Interessante tuttavia l'atmosfera che si respira: a nemmeno dieci anni di distanza dalla fine della II Guerra Mondiale, in piena Guerra di Corea, l'inutilità dei militari di fronte al nemico apparentemente invulnerabile viene confermata per necessità drammatiche, ma la loro efficienza e sangue freddo, la loro volontà di combattere fino all'ultimo vengono celebrate. Si rende il lavoro dello scrittore molto contemporaneo: l'arma finale (inutile) usata contro gli alieni è l'atomica, e immaginiamo che per uno spettatore americano del periodo metaforizzare quello che accadeva sullo schermo era un processo subconscio e naturale. All'apice della Guerra Fredda, col maccartismo ancora vivo e operante, il pericolo alieno e quello "rosso" sono la stessa cosa, tanto che l'aspetto religioso qui è enfatizzato con forza. Wells sulle pagine cita sì Dio quando salva l'umanità per i batteri "da Lui creati", fatali all'organismo degli alieni, però nel romanzo uno dei due protagonisti finisce addirittura per abbattere un curato che può rivelare la posizione agli invasioni con i suoi attacchi isterici. Nel film lo zio pastore Matthew è una figura positiva e martirica, i protagonisti trovano rifugio in una chiesa, e sembra essere proprio la preghiera a salvare il mondo. Il romanzo di Wells si chiudeva invece con un "persistente senso di dubbio e insicurezza".

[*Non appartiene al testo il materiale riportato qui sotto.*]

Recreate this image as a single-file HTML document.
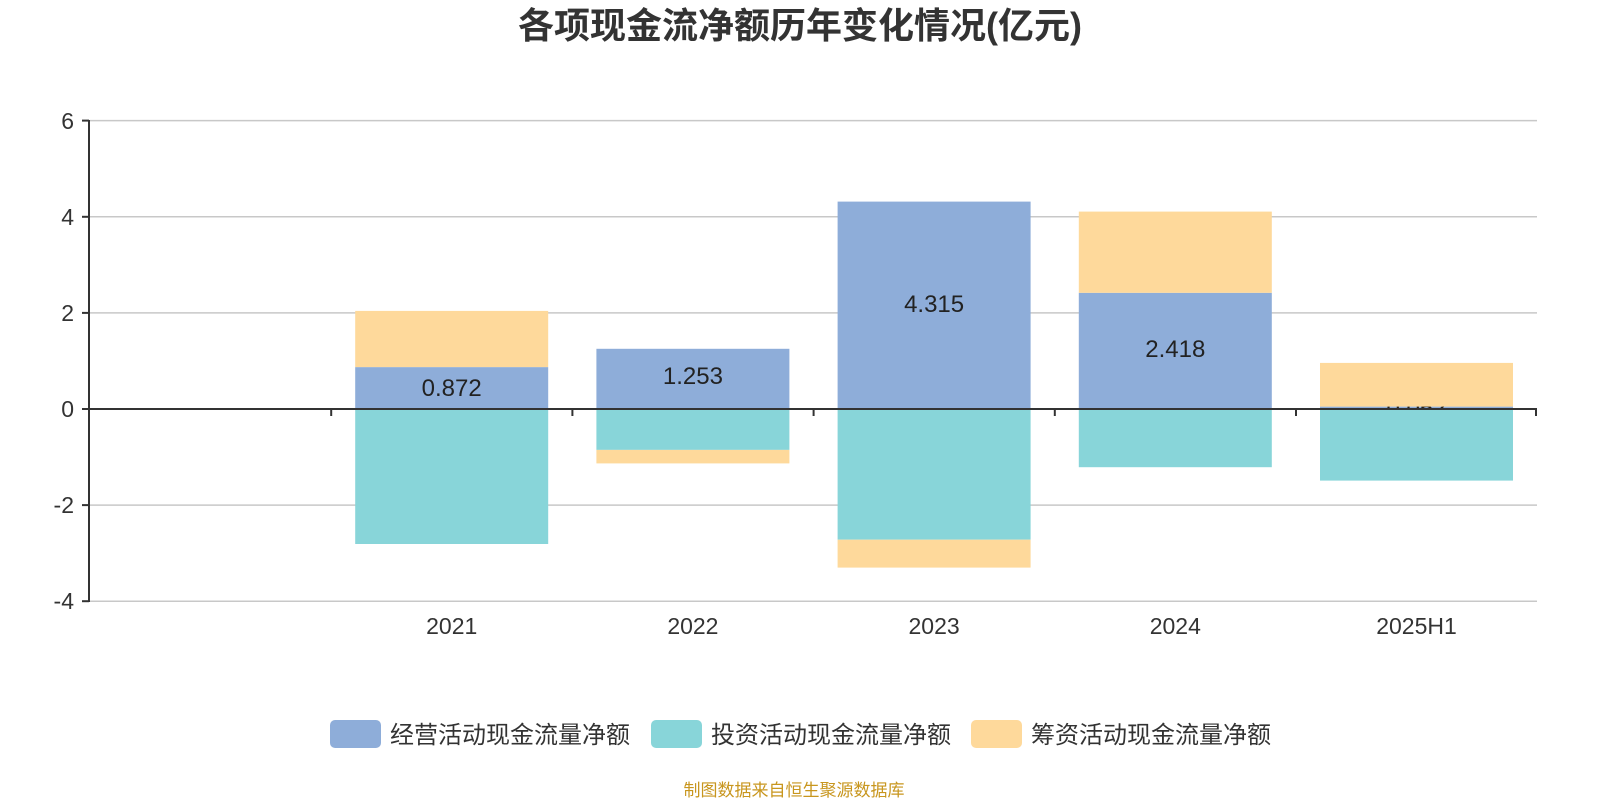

La guerra dei mondi di Steven Spielberg

Uscito nel 2005, La guerra dei mondi di Steven Spielberg è in modo evidente un film che usa il cinema di genere hollywoodiano per leggere la temperatura dell'anima del pubblico: è un film sull'11 settembre 2001. Naturalmente l'idea del panico totale che scardina le certezze si può applicare a molti momenti storici, non ultima la II Guerra Mondiale che da sempre intriga Spielberg, ma davvero qui il concetto delle navi aliene che sbucano dal sottosuolo, dove erano state sepolte millenni prima, è un'aggiunta inquietante. Gli aerei si schiantarono sulle Torri Gemelle, pilotati da qualcuno già presente sul suolo americano, mimetizzato. Latente. Il pensiero stesso che gli alieni del papà di ET e Incontri ravvicinati diventino cattivi è significativo: questa è la storia di un tradimento della nostra serenità. Le scene di panico di massa hanno la meglio sull'organizzazione della controffensiva, ed è eloquente che il protagonista interpretato da Tom Cruise sia divorziato e anti-eroico, uno più interessato a tenere insieme quello che rimane della sua famiglia che ad alimentare i ranghi di una resistenza inutile. La sceneggiatura di David Koepp recupera elementi del romanzo tenuti fuori dalla precedente versione, come la vegetazione rossa aliena e l'interazione degli alieni con i corpi e il sangue umano. Spielberg non arriva a tramortire un pastore o un prete: un uomo folle (Robbins) viene invece giustiziato per disperazione dal protagonista. La religione comunque latita in questa versione, nonostante Spielberg sia ebreo osservante: sopravvive solo il culto laico americano della famiglia, che viene riunita nell'epilogo, mentre la sorte degli alieni viene liquidata in modo molto particolare. Non sono stati semplicemente soppressi dai batteri "del buon Dio": la voce fuori campo ci spiega che gli esseri umani si sono guadagnati la coesistenza con la biosfera, a differenza degli invasori, che col nostro mondo non hanno niente a che vedere. La speranza metaforica è quella che gli anticorpi esistano anche nella società, e che la minaccia del terrorismo e di chi vive di guerre, per quanto porti morte e distruzione, possa essere tenuta a freno dal lungo e difficoltoso percorso di adattamento della società alla "biosfera" della democrazia.
A livello tecnico, quasi superfluo sottolinearlo, questa Guerra dei mondi è la più spettacolare e convincente, con un magistrale lavoro dell'Industrial Light & Magic, già consapevole nel bilanciare gli effetti digitali con una quantità sufficiente di elementi fisici sul set, in modo tale da evitare il sapore troppo sintetico dell'immagine. I responsabili degli effetti visivi, tuttavia, furono solo nominati all'Oscar, senza vincerlo. Negli anni Cinquanta bastava poco a stupirci.